Instruction →
Write out exactly the lines of the entries below from the one holding "Write the matplotlib code for this chart." to the one holding "fontsize=21.5, color=text_col)", inclusive, and leave out all other lines.

+++++

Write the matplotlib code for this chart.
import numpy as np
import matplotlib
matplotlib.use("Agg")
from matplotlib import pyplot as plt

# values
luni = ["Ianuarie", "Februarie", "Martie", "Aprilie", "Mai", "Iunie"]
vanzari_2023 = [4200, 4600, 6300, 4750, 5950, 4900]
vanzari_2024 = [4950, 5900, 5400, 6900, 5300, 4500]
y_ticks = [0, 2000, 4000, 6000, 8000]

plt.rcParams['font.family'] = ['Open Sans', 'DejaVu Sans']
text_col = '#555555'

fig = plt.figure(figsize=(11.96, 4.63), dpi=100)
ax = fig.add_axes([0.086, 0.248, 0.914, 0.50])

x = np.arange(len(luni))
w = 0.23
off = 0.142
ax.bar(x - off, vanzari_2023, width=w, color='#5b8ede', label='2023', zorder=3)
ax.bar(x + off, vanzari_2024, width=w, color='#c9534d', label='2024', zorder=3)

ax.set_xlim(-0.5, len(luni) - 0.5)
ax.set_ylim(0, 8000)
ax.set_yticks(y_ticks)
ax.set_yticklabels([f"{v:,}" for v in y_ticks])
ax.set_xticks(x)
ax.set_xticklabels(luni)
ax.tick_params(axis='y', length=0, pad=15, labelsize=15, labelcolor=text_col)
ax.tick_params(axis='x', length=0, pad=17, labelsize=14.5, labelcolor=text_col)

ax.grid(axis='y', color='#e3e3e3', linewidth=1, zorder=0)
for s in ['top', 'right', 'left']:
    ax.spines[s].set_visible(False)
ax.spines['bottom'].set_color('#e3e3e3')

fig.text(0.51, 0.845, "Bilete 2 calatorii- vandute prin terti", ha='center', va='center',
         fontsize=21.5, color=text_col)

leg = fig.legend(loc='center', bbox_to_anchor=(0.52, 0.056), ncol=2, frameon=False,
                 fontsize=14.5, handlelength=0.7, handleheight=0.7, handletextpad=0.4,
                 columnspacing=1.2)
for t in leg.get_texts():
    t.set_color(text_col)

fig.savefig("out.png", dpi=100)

+++++

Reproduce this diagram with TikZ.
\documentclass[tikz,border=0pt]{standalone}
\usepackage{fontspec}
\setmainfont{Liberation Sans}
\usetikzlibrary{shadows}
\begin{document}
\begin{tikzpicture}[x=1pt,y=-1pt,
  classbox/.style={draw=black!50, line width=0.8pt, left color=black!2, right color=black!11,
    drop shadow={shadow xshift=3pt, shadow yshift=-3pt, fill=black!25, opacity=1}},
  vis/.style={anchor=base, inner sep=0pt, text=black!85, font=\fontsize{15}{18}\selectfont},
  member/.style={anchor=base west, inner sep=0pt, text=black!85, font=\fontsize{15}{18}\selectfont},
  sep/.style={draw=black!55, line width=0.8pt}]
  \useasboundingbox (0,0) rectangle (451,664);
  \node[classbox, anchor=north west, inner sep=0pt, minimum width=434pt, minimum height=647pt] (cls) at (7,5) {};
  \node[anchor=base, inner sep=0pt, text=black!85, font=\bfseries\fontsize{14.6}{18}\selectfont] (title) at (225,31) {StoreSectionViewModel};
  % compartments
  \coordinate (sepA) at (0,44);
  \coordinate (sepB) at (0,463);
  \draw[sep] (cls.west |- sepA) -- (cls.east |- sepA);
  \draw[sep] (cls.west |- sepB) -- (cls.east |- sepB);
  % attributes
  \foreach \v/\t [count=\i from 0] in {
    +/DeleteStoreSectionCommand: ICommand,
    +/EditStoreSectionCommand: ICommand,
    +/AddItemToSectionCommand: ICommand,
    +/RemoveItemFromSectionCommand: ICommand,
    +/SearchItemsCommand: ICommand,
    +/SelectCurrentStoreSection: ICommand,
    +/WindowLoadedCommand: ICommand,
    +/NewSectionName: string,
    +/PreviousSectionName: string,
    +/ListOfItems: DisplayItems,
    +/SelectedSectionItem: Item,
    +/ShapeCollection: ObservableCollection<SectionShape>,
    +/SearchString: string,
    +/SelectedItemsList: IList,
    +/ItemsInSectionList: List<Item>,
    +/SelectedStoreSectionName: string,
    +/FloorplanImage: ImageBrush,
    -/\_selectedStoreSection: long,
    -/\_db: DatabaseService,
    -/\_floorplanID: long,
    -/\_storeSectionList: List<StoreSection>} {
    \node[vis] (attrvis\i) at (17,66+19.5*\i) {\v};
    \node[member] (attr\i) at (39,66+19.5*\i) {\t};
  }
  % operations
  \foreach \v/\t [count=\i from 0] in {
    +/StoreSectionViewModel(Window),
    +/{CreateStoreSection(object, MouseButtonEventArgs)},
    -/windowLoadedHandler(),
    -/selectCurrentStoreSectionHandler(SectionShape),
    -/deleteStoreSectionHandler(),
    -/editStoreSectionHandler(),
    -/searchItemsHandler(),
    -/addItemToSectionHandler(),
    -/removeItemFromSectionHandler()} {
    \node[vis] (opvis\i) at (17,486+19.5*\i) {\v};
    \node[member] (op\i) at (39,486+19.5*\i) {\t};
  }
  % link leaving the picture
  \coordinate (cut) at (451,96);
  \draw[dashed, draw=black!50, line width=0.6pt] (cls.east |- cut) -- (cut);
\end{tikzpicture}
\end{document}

+++++

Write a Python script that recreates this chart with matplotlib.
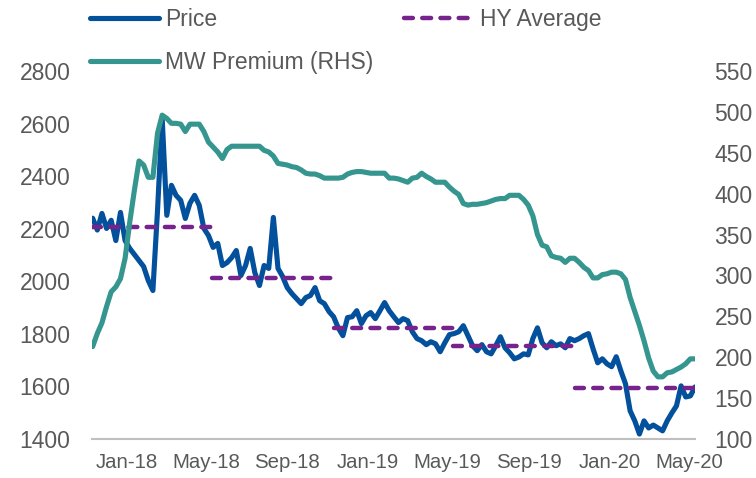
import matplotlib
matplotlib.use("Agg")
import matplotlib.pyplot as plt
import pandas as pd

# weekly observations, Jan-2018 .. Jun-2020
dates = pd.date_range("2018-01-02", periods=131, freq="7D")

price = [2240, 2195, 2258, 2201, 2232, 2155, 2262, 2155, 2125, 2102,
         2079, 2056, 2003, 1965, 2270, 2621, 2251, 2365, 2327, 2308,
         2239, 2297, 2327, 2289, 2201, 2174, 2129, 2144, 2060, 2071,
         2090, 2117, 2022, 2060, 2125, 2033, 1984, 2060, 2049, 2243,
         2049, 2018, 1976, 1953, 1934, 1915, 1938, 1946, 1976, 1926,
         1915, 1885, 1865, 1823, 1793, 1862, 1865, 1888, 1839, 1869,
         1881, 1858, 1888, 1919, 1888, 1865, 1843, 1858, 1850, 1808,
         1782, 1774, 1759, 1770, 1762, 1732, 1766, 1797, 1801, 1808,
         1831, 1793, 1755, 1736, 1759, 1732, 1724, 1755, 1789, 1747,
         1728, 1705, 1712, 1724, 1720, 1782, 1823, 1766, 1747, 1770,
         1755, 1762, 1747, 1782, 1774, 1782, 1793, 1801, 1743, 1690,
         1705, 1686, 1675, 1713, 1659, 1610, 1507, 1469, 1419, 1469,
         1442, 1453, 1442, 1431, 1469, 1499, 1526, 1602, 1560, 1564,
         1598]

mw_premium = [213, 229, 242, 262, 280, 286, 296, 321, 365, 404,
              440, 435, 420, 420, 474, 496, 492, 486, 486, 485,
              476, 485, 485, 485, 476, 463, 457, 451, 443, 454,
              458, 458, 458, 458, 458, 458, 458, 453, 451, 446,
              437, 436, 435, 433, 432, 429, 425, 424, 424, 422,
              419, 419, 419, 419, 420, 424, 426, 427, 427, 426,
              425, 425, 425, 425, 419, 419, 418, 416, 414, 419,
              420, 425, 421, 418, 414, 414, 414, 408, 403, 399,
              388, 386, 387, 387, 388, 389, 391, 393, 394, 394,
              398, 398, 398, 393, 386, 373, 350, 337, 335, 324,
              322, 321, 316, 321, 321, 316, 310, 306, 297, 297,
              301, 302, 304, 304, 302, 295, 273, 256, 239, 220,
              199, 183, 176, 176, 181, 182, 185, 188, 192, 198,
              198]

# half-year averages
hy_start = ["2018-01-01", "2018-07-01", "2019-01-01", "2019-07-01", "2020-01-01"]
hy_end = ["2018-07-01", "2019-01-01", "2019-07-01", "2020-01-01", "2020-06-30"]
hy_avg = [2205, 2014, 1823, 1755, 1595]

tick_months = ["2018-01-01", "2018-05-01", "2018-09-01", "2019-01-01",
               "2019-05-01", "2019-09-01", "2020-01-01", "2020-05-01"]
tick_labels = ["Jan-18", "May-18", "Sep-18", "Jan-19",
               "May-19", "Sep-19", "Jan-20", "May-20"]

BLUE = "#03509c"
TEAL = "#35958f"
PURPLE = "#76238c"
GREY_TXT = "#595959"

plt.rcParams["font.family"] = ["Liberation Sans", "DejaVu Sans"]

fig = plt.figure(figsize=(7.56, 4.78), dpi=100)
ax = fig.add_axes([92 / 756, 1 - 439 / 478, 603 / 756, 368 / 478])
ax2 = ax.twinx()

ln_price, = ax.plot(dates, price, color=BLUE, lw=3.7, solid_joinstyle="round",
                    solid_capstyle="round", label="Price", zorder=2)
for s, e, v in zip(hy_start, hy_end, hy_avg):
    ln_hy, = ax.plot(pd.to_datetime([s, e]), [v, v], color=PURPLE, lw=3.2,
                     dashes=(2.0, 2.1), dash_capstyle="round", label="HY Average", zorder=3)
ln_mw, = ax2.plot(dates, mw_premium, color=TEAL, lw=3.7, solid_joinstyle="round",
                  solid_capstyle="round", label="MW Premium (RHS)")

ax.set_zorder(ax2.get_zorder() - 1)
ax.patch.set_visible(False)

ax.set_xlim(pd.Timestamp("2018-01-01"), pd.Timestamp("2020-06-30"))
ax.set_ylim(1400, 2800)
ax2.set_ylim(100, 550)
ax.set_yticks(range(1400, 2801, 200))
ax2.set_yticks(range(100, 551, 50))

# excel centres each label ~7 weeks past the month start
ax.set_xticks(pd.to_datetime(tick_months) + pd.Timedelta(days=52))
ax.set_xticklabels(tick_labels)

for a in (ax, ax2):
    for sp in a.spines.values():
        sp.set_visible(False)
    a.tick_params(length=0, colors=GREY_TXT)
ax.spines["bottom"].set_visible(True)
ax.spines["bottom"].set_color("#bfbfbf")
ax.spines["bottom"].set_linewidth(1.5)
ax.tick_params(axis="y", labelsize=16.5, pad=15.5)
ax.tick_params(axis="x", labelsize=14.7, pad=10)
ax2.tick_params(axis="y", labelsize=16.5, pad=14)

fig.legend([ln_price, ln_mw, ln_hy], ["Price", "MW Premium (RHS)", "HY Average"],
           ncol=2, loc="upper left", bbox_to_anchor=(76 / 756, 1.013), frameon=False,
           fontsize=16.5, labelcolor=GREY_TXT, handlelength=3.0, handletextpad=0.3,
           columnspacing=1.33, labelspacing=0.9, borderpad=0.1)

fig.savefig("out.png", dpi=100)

+++++

Exercise result →
Write the matplotlib code for this chart.
import numpy as np
import matplotlib
matplotlib.use("Agg")
from matplotlib import pyplot as plt

# values
luni = ["Ianuarie", "Februarie", "Martie", "Aprilie", "Mai", "Iunie"]
vanzari_2023 = [4200, 4600, 6300, 4750, 5950, 4900]
vanzari_2024 = [4950, 5900, 5400, 6900, 5300, 4500]
y_ticks = [0, 2000, 4000, 6000, 8000]

plt.rcParams['font.family'] = ['Open Sans', 'DejaVu Sans']
text_col = '#555555'

fig = plt.figure(figsize=(11.96, 4.63), dpi=100)
ax = fig.add_axes([0.086, 0.248, 0.914, 0.50])

x = np.arange(len(luni))
w = 0.23
off = 0.142
ax.bar(x - off, vanzari_2023, width=w, color='#5b8ede', label='2023', zorder=3)
ax.bar(x + off, vanzari_2024, width=w, color='#c9534d', label='2024', zorder=3)

ax.set_xlim(-0.5, len(luni) - 0.5)
ax.set_ylim(0, 8000)
ax.set_yticks(y_ticks)
ax.set_yticklabels([f"{v:,}" for v in y_ticks])
ax.set_xticks(x)
ax.set_xticklabels(luni)
ax.tick_params(axis='y', length=0, pad=15, labelsize=15, labelcolor=text_col)
ax.tick_params(axis='x', length=0, pad=17, labelsize=14.5, labelcolor=text_col)

ax.grid(axis='y', color='#e3e3e3', linewidth=1, zorder=0)
for s in ['top', 'right', 'left']:
    ax.spines[s].set_visible(False)
ax.spines['bottom'].set_color('#e3e3e3')

fig.text(0.51, 0.845, "Bilete 2 calatorii- vandute prin terti", ha='center', va='center',
         fontsize=21.5, color=text_col)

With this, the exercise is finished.